There ain’t nothing like waving at boats!

I made the big move in 2010. Not the one where you go to Alberta and make lotsa money in the oil biz so you can buy a big truck, the one where you move to Montreal and make no money but yet discover a bit more of yourself.

When I arrived I realized Montreal has lotsa boats leaving the harbour, but nobody really finds waving at them as fun for some reason. And there are rats but they won’t let ya shoot em’….even if your gun is registered…go figure eh?  So as you can imagin’ my horizons were broadening quickly. One example would be Bard Brawl.

Back home you would never have an opportunity to join a group that got together once a week, had a couple of beers and read Shakespeare…and out loud, like in front of people, not just by yourself hiding in your room in fear of being seen as something different. I mean we would brawl back home, but it usually involved more than a couple of beers and few broken noses in the end.   So yah, Montreal…here I am, discovering something new everyday.

So now that you have an idea of where I came from and who I am, I will get to the point…I found an episode of CBC Ideas, “Not With the Eyes,” that struck a chord with me. It was about gender identity as it is in our contemporary culture compared to how it was when Shakespeare was observing and writing about his time.

Being from where I’m from I was always pushed to be male, to be a man. Like be a man…suck it up, you shouldn’t respond that way to a given situation, you should respond this way because…”you’re a man!” And I mean I followed that. I didn’t push back or anything, I really thought that’s how it was.

Don’t get me wrong. Despite where I grew up, I was a little bit more open-minded than others in the community. I accepted anyone who identified as gay or transgendered for example, but I never thought about where I was in that spectrum, and this episode of Ideas really allowed room for me to question my gender. Not my sexual identity but my gender.

You know like…what is gender really?

I mean physically there is a difference but how one perceives oneself is not so obvious. For example, as mentioned in the episode, race was a created construct. Sure we have similarities to a certain group in comparison to others but nowadays, for the most part, race is slowly ceasing to exist.

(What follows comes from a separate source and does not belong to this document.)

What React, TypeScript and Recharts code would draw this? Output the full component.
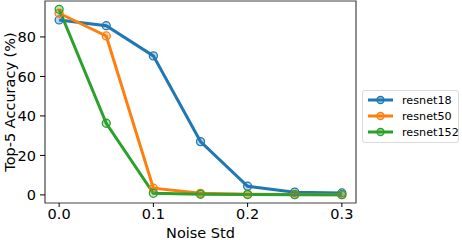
import React from 'react';
import { LineChart, Line, XAxis, YAxis, ReferenceArea } from 'recharts';

const noiseStd = [0.0, 0.05, 0.1, 0.15, 0.2, 0.25, 0.3];
const resnet18 = [88.6, 85.7, 70.4, 27.0, 4.4, 1.4, 1.0];
const resnet50 = [92.0, 80.5, 3.4, 0.8, 0.3, 0.2, 0.1];
const resnet152 = [94.0, 36.3, 0.8, 0.3, 0.2, 0.1, 0.1];
const xTicks = [0.0, 0.1, 0.2, 0.3];
const yTicks = [0, 20, 40, 60, 80];

const seriesNames = ['resnet18', 'resnet50', 'resnet152'];
const colors = ['#1f77b4', '#ff7f0e', '#2ca02c'];

const data = noiseStd.map((x, i) => ({
  x,
  resnet18: resnet18[i],
  resnet50: resnet50[i],
  resnet152: resnet152[i],
}));

const FONT = 'DejaVu Sans, sans-serif';
const X_DOMAIN: [number, number] = [-0.015, 0.315];
const Y_DOMAIN: [number, number] = [-4.1, 98.2];

const LegendBox = () => (
  <div
    style={{
      position: 'absolute',
      left: 362,
      top: 90,
      boxSizing: 'border-box',
      width: 97,
      border: '1px solid #d9d9d9',
      borderRadius: 3,
      background: '#fff',
      padding: '1px 4px 2px 4px',
      fontFamily: FONT,
      fontSize: 11.2,
      color: '#000',
    }}
  >
    {seriesNames.map((n, i) => (
      <div key={n} style={{ display: 'flex', alignItems: 'center', height: 16, whiteSpace: 'nowrap' }}>
        <svg width={27} height={12} style={{ marginRight: 8, flex: 'none' }}>
          <line x1={1} y1={6} x2={26} y2={6} stroke={colors[i]} strokeWidth={3} />
          <circle cx={13.5} cy={6} r={3.5} fill={colors[i]} fillOpacity={0.35} stroke={colors[i]} strokeWidth={1.3} />
        </svg>
        <span>{n}</span>
      </div>
    ))}
  </div>
);

export default function App() {
  return (
    <div style={{ position: 'absolute', left: 0, top: 0, width: 462, height: 240, background: '#fff' }}>
      <LineChart
        width={462}
        height={240}
        data={data}
        margin={{ top: 1, right: 106, bottom: 0, left: 0 }}
      >
        <XAxis
          dataKey="x"
          type="number"
          domain={X_DOMAIN}
          ticks={xTicks}
          tickFormatter={(v: number) => v.toFixed(1)}
          allowDataOverflow
          axisLine={false}
          tickSize={4}
          tickMargin={2}
          height={37}
          tick={{ fill: '#000', fontSize: 14.5, fontFamily: FONT }}
          tickLine={{ stroke: '#000', strokeWidth: 1 }}
          label={{ value: 'Noise Std', position: 'insideBottom', offset: 2, fill: '#000', fontSize: 14.5, fontFamily: FONT }}
        />
        <YAxis
          type="number"
          domain={Y_DOMAIN}
          ticks={yTicks}
          allowDataOverflow
          axisLine={false}
          tickSize={5}
          tickMargin={4}
          width={45}
          tick={{ fill: '#000', fontSize: 14.5, fontFamily: FONT }}
          tickLine={{ stroke: '#000', strokeWidth: 1 }}
          label={{ value: 'Top-5 Accuracy (%)', angle: -90, position: 'insideLeft', offset: 0, dx: 10, fill: '#000', fontSize: 14.5, fontFamily: FONT, style: { textAnchor: 'middle' } }}
        />
        <ReferenceArea
          x1={X_DOMAIN[0]}
          x2={X_DOMAIN[1]}
          y1={Y_DOMAIN[0]}
          y2={Y_DOMAIN[1]}
          fill="none"
          stroke="#444"
          strokeWidth={1.2}
          ifOverflow="visible"
        />
        {seriesNames.map((n, i) => (
          <Line
            key={n}
            dataKey={n}
            stroke={colors[i]}
            strokeWidth={3}
            isAnimationActive={false}
            dot={{ r: 4, fill: colors[i], fillOpacity: 0.3, stroke: colors[i], strokeWidth: 1.3 }}
            activeDot={false}
          />
        ))}
      </LineChart>
      <LegendBox />
    </div>
  );
}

We don’t see one race compared to another as much any more. There are still differences but we are realizing more and more that we are all just Homo sapiens, and we are getting away from separation of people because their skin is a different colour or because they cook with different spices. And so like race, gender (when looked at in a certain light) was a created construct as well… and one that is slowly moving away from a “you’re a man” and “you’re a woman” type thing.

When we truly ask ourselves who we are, it’s not easy to say. Like personally, I have been questioning if I am male or female…or if either really exist. And I tell you what…it feels so liberating to question that.

Especially coming from rural PEI. Let’s talk about washer tossing some time.

So does gender exist and how did it exist when ole Shakespeare was writing? I mean when you read between the lines Shakespeare was writing about what he seen among the population, usually the upper class of citizens, and poking fun or at least making a comment about how people perceived themselves and the world around them. And so, as mentioned in the broadcast…in his plays he had men playing women roles/parts and these women would then dress up as a young boys. In turn you would have male characters in the play attracted to these ‘young boys’ who were actually women who just looked like young boys. So you have a sort of taboo issue being discussed through a form entertainment.

That’s crucial. As long as it is in some form of theatre, poetry, song writing, etc., one is less likely to get his or her head cut off for it. Sorry Patricia Jannuzzi but Facebook doesn’t cut it!

Helena (in A Midsummer Night’s Dream, adds this nerdy editor) says, “Love looks not with the eyes but with the mind,” and so the question is what are the eyes actually seeing? If you fall in love with the mind, what are the male characters physically seeing in these women who resemble young boys?

When we discuss a similar situation nowadays we see the same thing more or less. We have people who consider themselves sapiosexual.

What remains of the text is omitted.